Using the maturity assessment to define a cybersecurity strategy
Organizations need to prioritize cybersecurity as a strategic element to their competitive advantage. A security maturity assessment, coupled with a complete view of the people, processes, and technology, will provide the foundations for an effective cyber strategy. To effectively complete a maturity assessment that feeds into your cyber strategy, industry leaders CMMI recommends the following 4 steps:
Define the scope of the assessment
Before one can determine the best solution for an organization, you need to define the scope of the assessment. The scope will provide guidelines and boundaries for vulnerability testing. The goal of this section is to determine the organization’s risk profile and risk-based maturity targets. The Chief Information Security Officer (CISO) should own this step and can define the scope by:
- Evaluating the risk profile of different aspects of the business
- Assess the severity of both internal and external threats
- Set risk targets dependent on the organization’s risk appetite
- Set and review KPIs linked to the cyber strategy
- Establish risk control measures and ownership structures internally
Determine compliance levels
Assessments must be conducted with industry benchmarks.

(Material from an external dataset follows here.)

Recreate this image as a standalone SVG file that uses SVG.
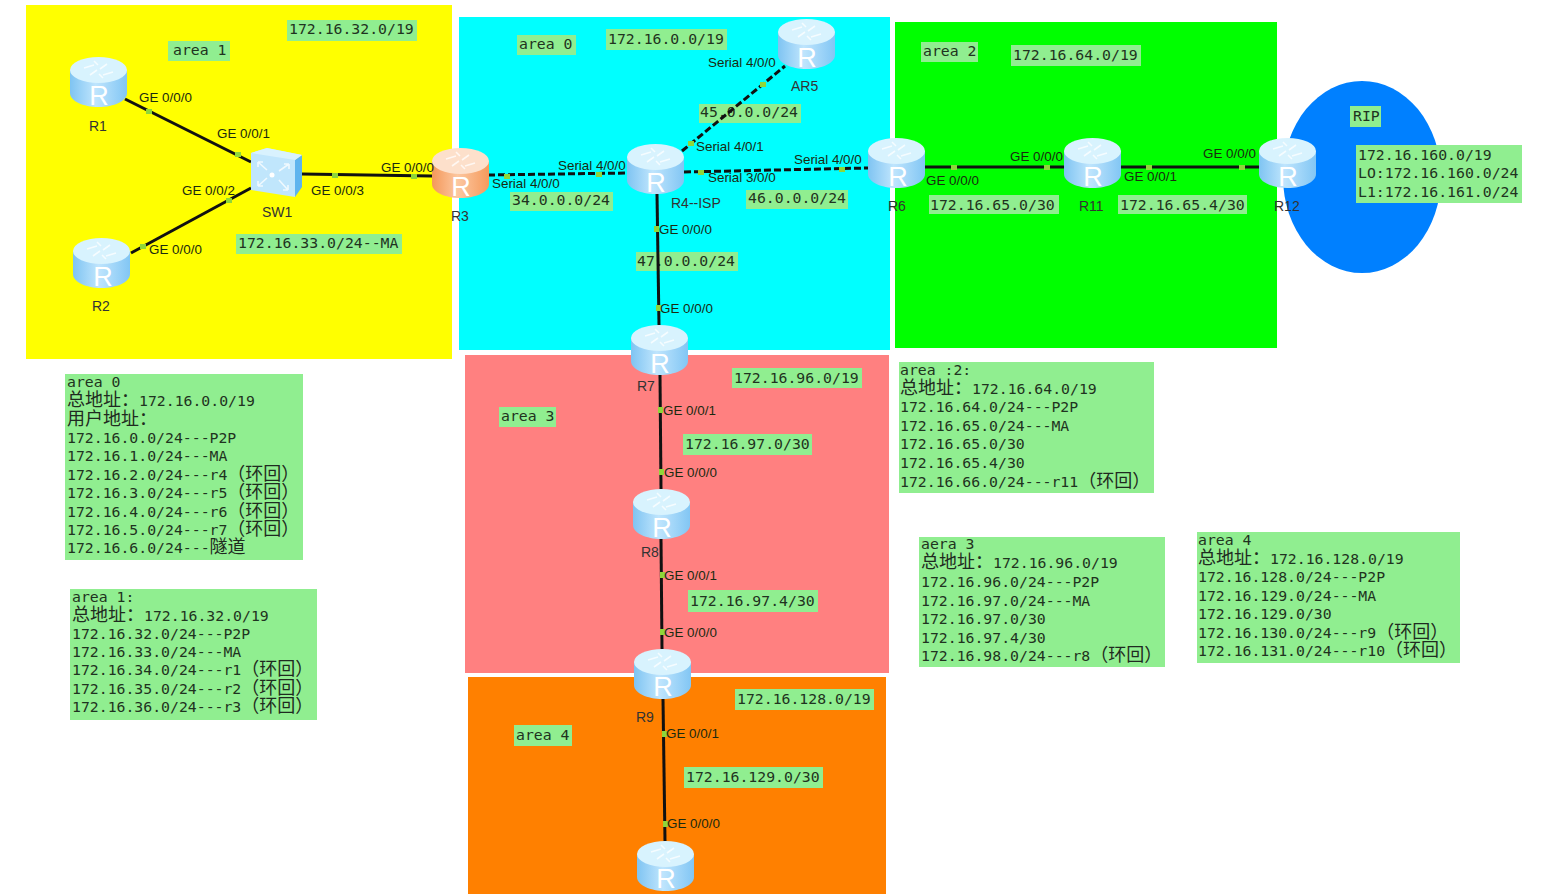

The results of the assessment can be aligned with compliance requirements, and further prioritized gaps can be found. The goal for this section is to determine the organization’s highest risk gaps and comparison of current solutions to industry benchmarks. The Operations department should own this step and can define the compliance levels by:
- Setting risk-mitigation measures and processes
- Measure the control resiliency and cost of data ownership
- Determine the relationship between controls and risks
- Measure results against KPIs and report performance
Develop risk-mitigation roadmap
Once the scope has been defined and it is operationally agreed, an organization can develop a roadmap to mitigate risks found in the assessment. The goal for this section is to define a risk-prioritized investment roadmap coupled with measured maturity aligned to industry benchmarks. Again, the Chief Information Security Officer should own this step and can define the roadmap by:
- Validating maturity targets and adapt where needed
- Review the cost of ownership data against risk targets
- Prioritize remediation and high impact GAPS
- Consolidate metrics and use reporting to adjust the approach
Define and approve organizational priorities
With a clear and well-planned roadmap, the Chief Information Security Officer can approach the board with a business case for further investment. The goal of this section is to define organizational priorities and get buy-in for cybersecurity investments. The board should own this step and can define the priorities by:
- Validating the organizational risk appetite of the business
- Approving priorities in line with the business vision
- Consuming relevant metrics and reports to reinforce decisions
Cybersecurity is not a luxury, but a necessity, especially due to the highly disruptive nature of security breaches. It is an expensive investment to make, and that is why many organizations are opting for experienced security consultants to run in-depth and enterprise-wide maturity assessments, giving business leaders added confidence in making an informed investment decision.